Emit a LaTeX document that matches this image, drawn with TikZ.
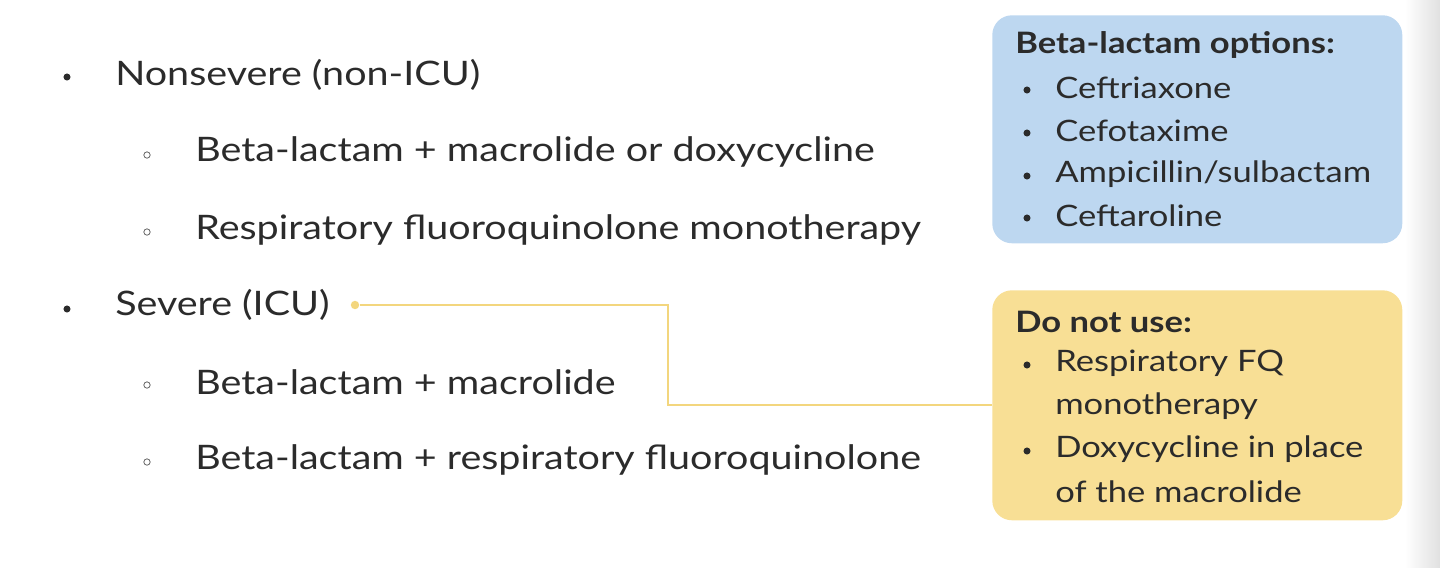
\documentclass[tikz,border=0pt]{standalone}
\usepackage{fontspec}
\setmainfont{Lato}[FakeStretch=1.17]
\definecolor{txt}{HTML}{2B2B2B}
\definecolor{bluebox}{HTML}{BDD7F0}
\definecolor{yelbox}{HTML}{F8DF95}
\definecolor{yelline}{HTML}{F3D67E}
\begin{document}
\begin{tikzpicture}[x=0.025cm,y=-0.025cm,
  main/.style={anchor=west,text=txt,font=\fontsize{24}{28}\selectfont,inner sep=0},
  boxt/.style={anchor=west,text=txt,font=\fontsize{21}{25}\selectfont,inner sep=0},
  bdot/.style={circle,fill=txt,inner sep=0,minimum size=5pt},
  sdot/.style={circle,draw=txt!70,line width=0.6pt,inner sep=0,minimum size=4.5pt},
  kdot/.style={circle,fill=txt,inner sep=0,minimum size=5pt}]
\useasboundingbox (0,0) rectangle (1440,567);
\fill[left color=white,right color=black!12] (1405,0) rectangle (1440,567);
% main list
\node[bdot] (d1) at (67,77) {};
\node[main] (t1) at (115,75) {Nonsevere (non-ICU)};
\node[sdot] (s1) at (147,155) {};
\node[main] (t2) at (195,152) {Beta-lactam + macrolide or doxycycline};
\node[sdot] (s2) at (147,232) {};
\node[main] (t3) at (195,230) {Respiratory fluoroquinolone monotherapy};
\node[bdot] (d2) at (67,309) {};
\node[main] (t4) at (115,305) {Severe (ICU)};
\node[sdot] (s3) at (147,385) {};
\node[main] (t5) at (195,382) {Beta-lactam + macrolide};
\node[sdot] (s4) at (147,462) {};
\node[main] (t6) at (195,460) {Beta-lactam + respiratory fluoroquinolone};
% boxes
\node[fill=bluebox,rounded corners=14pt,minimum width=410*0.025cm,minimum height=228*0.025cm,anchor=north west] (bb) at (992,15) {};
\node[fill=yelbox,rounded corners=14pt,minimum width=410*0.025cm,minimum height=230*0.025cm,anchor=north west] (yb) at (992,290) {};
\node[boxt,font=\fontsize{21}{25}\selectfont\bfseries] (bt) at (1015,45) {Beta-lactam options:};
\node[kdot] (bd1) at (1027,90) {};
\node[boxt] (bl1) at (1055,88) {Ceftriaxone};
\node[kdot] (bd2) at (1027,133) {};
\node[boxt] (bl2) at (1055,131) {Cefotaxime};
\node[kdot] (bd3) at (1027,176) {};
\node[boxt] (bl3) at (1055,174) {Ampicillin/sulbactam};
\node[kdot] (bd4) at (1027,218) {};
\node[boxt] (bl4) at (1055,216) {Ceftaroline};
\node[boxt,font=\fontsize{21}{25}\selectfont\bfseries] (yt) at (1015,322) {Do not use:};
\node[kdot] (yd1) at (1027,365) {};
\node[boxt] (yl1) at (1055,363) {Respiratory FQ};
\node[boxt] (yl3) at (1055,406) {monotherapy};
\node[kdot] (yd2) at (1027,451) {};
\node[boxt] (yl2) at (1055,449) {Doxycycline in place};
\node[boxt] (yl4) at (1055,492) {of the macrolide};
% connector
\node[circle,fill=yelline,inner sep=0,minimum size=6pt] (cd) at (355,305) {};
\coordinate (c1) at (668,305);
\coordinate (c2) at (668,405);
\draw[yelline,line width=1.3pt] (cd) -- (c1) -- (c2) -- (yb.west |- c2);
\end{tikzpicture}
\end{document}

EXERCISE AIM: Write out the full listing verbatim, excluding its pictures.

ANSWER BELOW:
Emit a LaTeX document that matches this image, drawn with TikZ.
\documentclass[tikz,border=0pt]{standalone}
\usepackage{fontspec}
\setmainfont{Lato}[FakeStretch=1.17]
\definecolor{txt}{HTML}{2B2B2B}
\definecolor{bluebox}{HTML}{BDD7F0}
\definecolor{yelbox}{HTML}{F8DF95}
\definecolor{yelline}{HTML}{F3D67E}
\begin{document}
\begin{tikzpicture}[x=0.025cm,y=-0.025cm,
  main/.style={anchor=west,text=txt,font=\fontsize{24}{28}\selectfont,inner sep=0},
  boxt/.style={anchor=west,text=txt,font=\fontsize{21}{25}\selectfont,inner sep=0},
  bdot/.style={circle,fill=txt,inner sep=0,minimum size=5pt},
  sdot/.style={circle,draw=txt!70,line width=0.6pt,inner sep=0,minimum size=4.5pt},
  kdot/.style={circle,fill=txt,inner sep=0,minimum size=5pt}]
\useasboundingbox (0,0) rectangle (1440,567);
\fill[left color=white,right color=black!12] (1405,0) rectangle (1440,567);
% main list
\node[bdot] (d1) at (67,77) {};
\node[main] (t1) at (115,75) {Nonsevere (non-ICU)};
\node[sdot] (s1) at (147,155) {};
\node[main] (t2) at (195,152) {Beta-lactam + macrolide or doxycycline};
\node[sdot] (s2) at (147,232) {};
\node[main] (t3) at (195,230) {Respiratory fluoroquinolone monotherapy};
\node[bdot] (d2) at (67,309) {};
\node[main] (t4) at (115,305) {Severe (ICU)};
\node[sdot] (s3) at (147,385) {};
\node[main] (t5) at (195,382) {Beta-lactam + macrolide};
\node[sdot] (s4) at (147,462) {};
\node[main] (t6) at (195,460) {Beta-lactam + respiratory fluoroquinolone};
% boxes
\node[fill=bluebox,rounded corners=14pt,minimum width=410*0.025cm,minimum height=228*0.025cm,anchor=north west] (bb) at (992,15) {};
\node[fill=yelbox,rounded corners=14pt,minimum width=410*0.025cm,minimum height=230*0.025cm,anchor=north west] (yb) at (992,290) {};
\node[boxt,font=\fontsize{21}{25}\selectfont\bfseries] (bt) at (1015,45) {Beta-lactam options:};
\node[kdot] (bd1) at (1027,90) {};
\node[boxt] (bl1) at (1055,88) {Ceftriaxone};
\node[kdot] (bd2) at (1027,133) {};
\node[boxt] (bl2) at (1055,131) {Cefotaxime};
\node[kdot] (bd3) at (1027,176) {};
\node[boxt] (bl3) at (1055,174) {Ampicillin/sulbactam};
\node[kdot] (bd4) at (1027,218) {};
\node[boxt] (bl4) at (1055,216) {Ceftaroline};
\node[boxt,font=\fontsize{21}{25}\selectfont\bfseries] (yt) at (1015,322) {Do not use:};
\node[kdot] (yd1) at (1027,365) {};
\node[boxt] (yl1) at (1055,363) {Respiratory FQ};
\node[boxt] (yl3) at (1055,406) {monotherapy};
\node[kdot] (yd2) at (1027,451) {};
\node[boxt] (yl2) at (1055,449) {Doxycycline in place};
\node[boxt] (yl4) at (1055,492) {of the macrolide};
% connector
\node[circle,fill=yelline,inner sep=0,minimum size=6pt] (cd) at (355,305) {};
\coordinate (c1) at (668,305);
\coordinate (c2) at (668,405);
\draw[yelline,line width=1.3pt] (cd) -- (c1) -- (c2) -- (yb.west |- c2);
\end{tikzpicture}
\end{document}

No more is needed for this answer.